Who knows why BMRN bought/kinda bought RNA? Who knows why Time bought AOL? Supposedly smart managements make bad decisions and BMRN did this time. In order for FDA to approve drisapersen it will have to overlook obvious safety issues for a chronic condition in kids and somehow believe in an efficacy conclusion based upon some major data mining that makes some pretty outlandish assumptions, i.e. you’ll finally see the beneficial effect after years of therapy which hasn’t happened yet.
As for IP we’re talking about two entirely different chemistries that are dependent on different mechanisms of action that have dramatically different stabilities, time to be cleared from the blood stream, number of bases paired, off target effects, sequence specificity, targeting success rates, side effects, MTD, you name it.
PMOs are more stable. Are longer, pair more bases. Have a higher affinity for the RNA. Are charge neutral. Work by steric blocking and are not RNAase H dependent like drisapersen. Don’t bind to a broad range of proteins like drispaersen. Have expected inadvertent targets of around 0.4 versus 3517 for a comparable S-DNA. PMOs don’t degrade the target RNA as the phosphorothioates do.

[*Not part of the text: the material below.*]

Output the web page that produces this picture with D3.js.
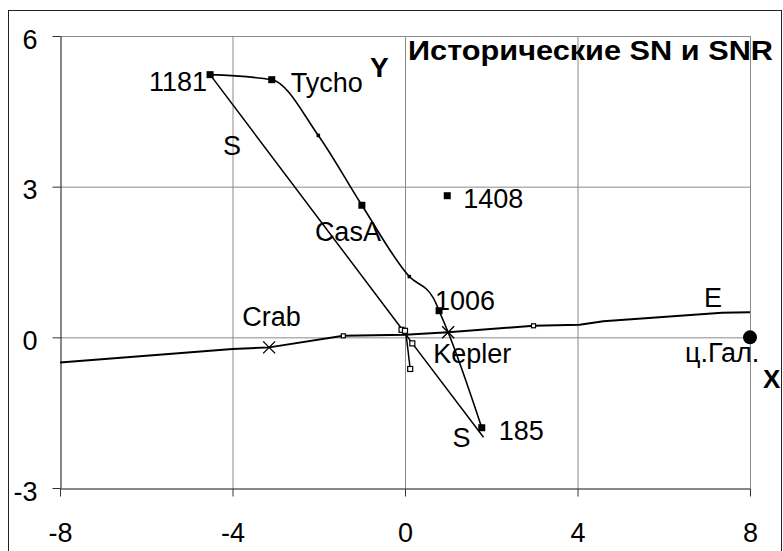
<!DOCTYPE html>
<html><head><meta charset="utf-8">
<script src="https://cdn.jsdelivr.net/npm/d3@7/dist/d3.min.js"></script>
<style>
html,body{margin:0;padding:0;background:#fff;}
svg text{font-family:"Liberation Sans",Arial,sans-serif;}
</style></head>
<body><svg id="c" width="783" height="551"></svg>
<script>
// ---- data ----
const xTicks = [-8, -4, 0, 4, 8];
const yTicks = [-3, 0, 3, 6];
const titleText = "Исторические SN и SNR";
// upper chain (smoothed) through historical SN
const upperX = [-4.52, -3.09, -2.01, -1.00, 0.10, 0.66, 0.79, 1.00, 1.78];
const upperY = [5.23, 5.13, 4.02, 2.63, 1.21, 0.78, 0.53, 0.10, -1.80];
// small dots on upper chain
const dotX = [-2.01, 0.10];
const dotY = [4.02, 1.21];
// named SN (filled squares)
const snNames = ["1181", "Tycho", "CasA", "1006", "185", "1408"];
const snX = [-4.52, -3.09, -1.00, 0.79, 1.78, 0.98];
const snY = [5.23, 5.13, 2.63, 0.53, -1.80, 2.82];
// crosses
const crossNames = ["Crab", "Kepler"];
const crossX = [-3.15, 1.00];
const crossY = [-0.20, 0.10];
// galactic equator E
const eX = [-8, -4, -3.15, -1.43, 0, 1.00, 2.98, 4.05, 4.60, 7.35, 8];
const eY = [-0.50, -0.23, -0.20, 0.03, 0.05, 0.10, 0.23, 0.25, 0.32, 0.49, 0.50];
const eMarkX = [-1.43, 2.98];
const eMarkY = [0.03, 0.23];
// S line
const sX = [-4.52, -0.05, 0.17, 1.82];
const sY = [5.23, 0.14, -0.12, -1.99];
// open squares near origin
const openX = [-0.08, 0.00, 0.17, 0.12];
const openY = [0.15, 0.13, -0.12, -0.63];
// short segment from origin
const shortX = [0.02, 0.12];
const shortY = [0.10, -0.63];
// galactic centre
const gcX = [8];
const gcY = [0];
const gcName = "ц.Гал.";

// ---- layout ----
const svg = d3.select("#c");
const L = 60, R = 750, T = 36, B = 488;
const FS = 27;
const x = d3.scaleLinear().domain([-8, 8]).range([L, R]);
const y = d3.scaleLinear().domain([-3, 6]).range([B, T]);
const pts = (xs, ys) => xs.map((v, i) => [x(v), y(ys[i])]);

// outer frame
svg.append("rect").attr("x", 8.5).attr("y", 10.5).attr("width", 773).attr("height", 600)
  .attr("fill", "none").attr("stroke", "#222").attr("stroke-width", 1);

// gridlines
svg.append("g").selectAll("line").data(xTicks.filter(d => d !== -8)).join("line")
  .attr("x1", d => x(d) + 0.5).attr("x2", d => x(d) + 0.5).attr("y1", T).attr("y2", B)
  .attr("stroke", "#8a8a8a").attr("stroke-width", 1);
svg.append("g").selectAll("line").data(yTicks.filter(d => d !== -3)).join("line")
  .attr("x1", L).attr("x2", R).attr("y1", d => y(d) + 0.5).attr("y2", d => y(d) + 0.5)
  .attr("stroke", "#8a8a8a").attr("stroke-width", 1);

// axes
const ax = svg.append("g").attr("transform", `translate(0,${B + 0.5})`)
  .call(d3.axisBottom(x).tickValues(xTicks).tickSize(8).tickSizeOuter(0));
const ay = svg.append("g").attr("transform", `translate(${L + 0.5},0)`)
  .call(d3.axisLeft(y).tickValues(yTicks).tickSize(8).tickSizeOuter(0));
[ax, ay].forEach(g => {
  g.select(".domain").attr("stroke", "#111");
  g.selectAll(".tick line").attr("stroke", "#333");
  g.selectAll("text").attr("font-size", FS).attr("fill", "#000")
    .attr("font-family", '"Liberation Sans",Arial,sans-serif');
});
ax.selectAll(".tick text").attr("y", 53).attr("dy", 0).text(d => String(d));
ay.selectAll(".tick text").attr("x", -23).attr("dy", 12).text(d => String(d));

// E line
svg.append("path").attr("d", d3.line()(pts(eX, eY)))
  .attr("fill", "none").attr("stroke", "#000").attr("stroke-width", 2);
// S line
svg.append("path").attr("d", d3.line()(pts(sX, sY)))
  .attr("fill", "none").attr("stroke", "#000").attr("stroke-width", 1.5);
// short segment
svg.append("path").attr("d", d3.line()(pts(shortX, shortY)))
  .attr("fill", "none").attr("stroke", "#000").attr("stroke-width", 1.5);
// upper chain
svg.append("path").attr("d", d3.line().curve(d3.curveMonotoneX)(pts(upperX, upperY)))
  .attr("fill", "none").attr("stroke", "#000").attr("stroke-width", 1.6);

// markers
const sq = (g, data, s, fill) => g.selectAll(null).data(data).join("rect")
  .attr("x", d => d[0] - s / 2).attr("y", d => d[1] - s / 2).attr("width", s).attr("height", s)
  .attr("fill", fill ? "#000" : "#fff").attr("stroke", "#000").attr("stroke-width", fill ? 0 : 1.2);
const mg = svg.append("g");
sq(mg, pts(snX, snY), 7, true);
sq(mg, pts(dotX, dotY), 3.5, true);
sq(mg, pts(eMarkX, eMarkY), 4, false);
sq(mg, pts(openX, openY), 5, false);
mg.selectAll(null).data(pts(crossX, crossY)).join("path")
  .attr("d", d => `M${d[0]-6},${d[1]-6}L${d[0]+6},${d[1]+6}M${d[0]-6},${d[1]+6}L${d[0]+6},${d[1]-6}`)
  .attr("stroke", "#000").attr("stroke-width", 1.4);
mg.selectAll(null).data(pts(gcX, gcY)).join("circle")
  .attr("cx", d => d[0]).attr("cy", d => d[1]).attr("r", 7).attr("fill", "#000");

// labels (pixel offsets from their points)
const snOff = {"1181": [-3, 16, "end"], "Tycho": [19, 12, "start"], "CasA": [-47, 36, "start"],
  "1006": [-4, -1, "start"], "185": [17, 12, "start"], "1408": [16, 12, "start"]};
const lab = svg.append("g").attr("font-size", FS).attr("fill", "#000");
snNames.forEach((n, i) => {
  const o = snOff[n];
  lab.append("text").attr("x", x(snX[i]) + o[0]).attr("y", y(snY[i]) + o[1])
    .attr("text-anchor", o[2]).text(n);
});
const crOff = {"Crab": [-27, -21], "Kepler": [-15, 31]};
crossNames.forEach((n, i) => {
  lab.append("text").attr("x", x(crossX[i]) + crOff[n][0]).attr("y", y(crossY[i]) + crOff[n][1]).text(n);
});
lab.append("text").attr("x", x(gcX[0]) - 65).attr("y", y(gcY[0]) + 25).text(gcName);
lab.append("text").attr("x", x(eX[eX.length - 1]) - 46).attr("y", y(eY[eY.length - 1]) - 5).text("E");
lab.append("text").attr("x", x(sX[0]) + 13).attr("y", y(sY[0]) + 80).text("S");
lab.append("text").attr("x", x(sX[3]) - 31).attr("y", y(sY[3]) + 10).text("S");

// titles
svg.append("text").attr("x", 408).attr("y", 60).attr("font-size", 27).attr("font-weight", "bold")
  .attr("textLength", 365).attr("lengthAdjust", "spacingAndGlyphs").text(titleText);
svg.append("text").attr("x", 370).attr("y", 77).attr("font-size", 28).attr("font-weight", "bold").text("Y");
svg.append("text").attr("x", 763).attr("y", 388).attr("font-size", 26).attr("font-weight", "bold").text("X");
</script></body></html>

PMOs block the target RNA activity until the RNA degrades naturally and releases the PMO. PMOs can be dosed much higher. Phosphorothioates have a plasma half life of 19 to 56 days! PMOs, on the other hand, have a plasma half life of 2 to 6 hours. BMRN can’t patent the RNA and neither can SRPT. The drugs and the way they work are obviously different.
And PPMD may have some pull but they ain’t gonna be able to get FDA to change their whole raison d’etre just to approve drisapersen.